Lidia De Federicis, Del raccontare

19-02-2005

La scuola, le donne, le cose ultime, di Giovanni Tesio


Della vita e dell’esercizio intellettuale Lidia De Federicis ha sempre fatto un uso discreto, che viene dall’“eclettico giardino dei lumi” cui si rifà. Un’ininterrotta capacità di interrogazione (“contrassegno a me congeniale”) che ne informa le mosse. Una costante sprezzatura eretica ed etica. Una laica concezione del mondo che pensa la letteratura come “luogo sperimentale delle strutture conoscitive”.
In questo libro di piccola mole appena uscito da Manni, Del raccontare, e costruito con pagine già apparse su Belfagor  e sull’Indice dei libri del mese, si racconta ora nelle forme di una memoria sinteticamente conversevole (nulla di più lontano dallo spirito analitico che nel giudizio di Pontiggia sarebbe una caratteristica del femminile) e ci parla di sé e della sua posizione interpretativa guardando –attraverso i libri– all’“altro” che li lega, ossa tenendosi ben lontana da ogni chiuso esercizio di lettura, come conferma del resto il curriculum di insegnante “per un quarto di secolo” al Liceo Gioberti di Torino, di fortunata antologista (con Giovanni Arpino, con Francesco De Bartolomeis, con Remo Ceserani) e di fondatrice dell’Indice su cui continua l’assiduo lavoro di lettrice “per professione”.
Un doppio modo di procedere sia per la parte del soggetto, sia per la parte dell’oggetto.

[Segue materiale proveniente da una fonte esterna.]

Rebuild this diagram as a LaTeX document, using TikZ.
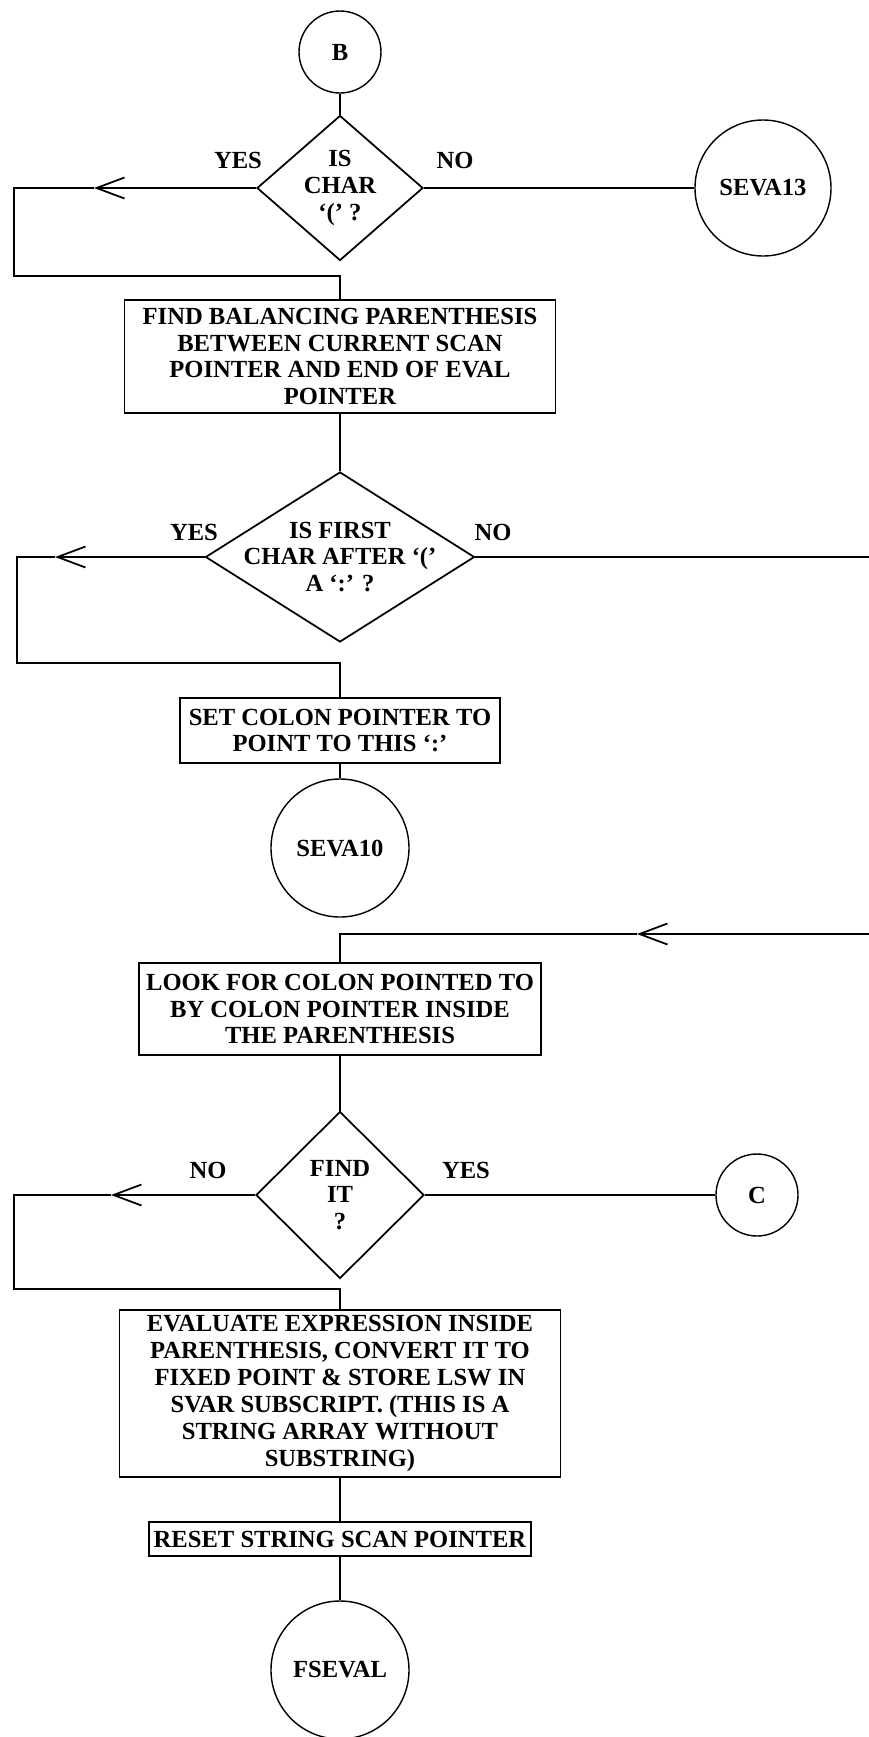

Per la parte del soggetto perché l’atteggiamento sottolinea una forma affettiva (Saggi affettivi è il sottotitolo del libro) resistente ad ogni cordialità sentimentale e ad ogni prospettiva consolatoria. Non è, infatti, meno suo che di Luisa Adorno o di Camilla Cederna o di Grazia Cherchi quella “maschera di reticenza” in cui l’esercizio della rimozione diventa tutto un “clima di moralità e di gusto”. Per la parte dell’oggetto perché discorrere di un libro diventa un modo per “parlare d’altro”, e qui specialmente della scuola, dell’essere donna (e sul tema donne-scuola sfiorare cinquant’anni di vita italiana), di una letteratura non esornativa che nel suo farsi continui a guardare alla corporalità, al dolore, alla morte, alle “cose ultime”, restando agli incroci di testuale e di extratestuale, di “materiale” e di “immaginario”.
Notevole il capitolo sulla scuola condensata in dieci appunti: la scuola come istituzione, come paradosso, come compromesso (un compito di “mediazione”), come contenitore (“i lumi che hanno inventato la libertà, hanno inventato anche la disciplina”), come microcosmo (“una società in miniatura”), come laboratorio (“Rispetto alla truce complessità reale è un gioco, è una simulazione”), come teatro (“Non c’è insegnamento senza spettacolo”), come posto e come avamposto (nell’“incertezza storica” una vedetta avanzata), come luogo delle donne (“i numeri dicono che le femminelle vanno bene a scuola e che l’insegnamento è un loro mestiere”).
Ma uno dei temi che stanno sotto traccia –ancor più che “di traverso” e “di sbieco”– è quello dell’identità, che contro ogni nozione pietrificata (le “collettive e temibili identità”) viene trattato in forma obliqua. Una cultura che non è disponibile a perdersi nel rischio di un “paradigma identitario” e che riesce a trarre il suo bene da libri sorprendenti, capaci di scavalcare ogni conformismo. Nell’“età degli estesi incroci” come la nostra, uno dei temi di fondo su cui –tra libro e vita– sarebbe stato bello che l’attenzione dell’autrice si estendesse ad un capitolo –specifico– del suo criticar raccontando.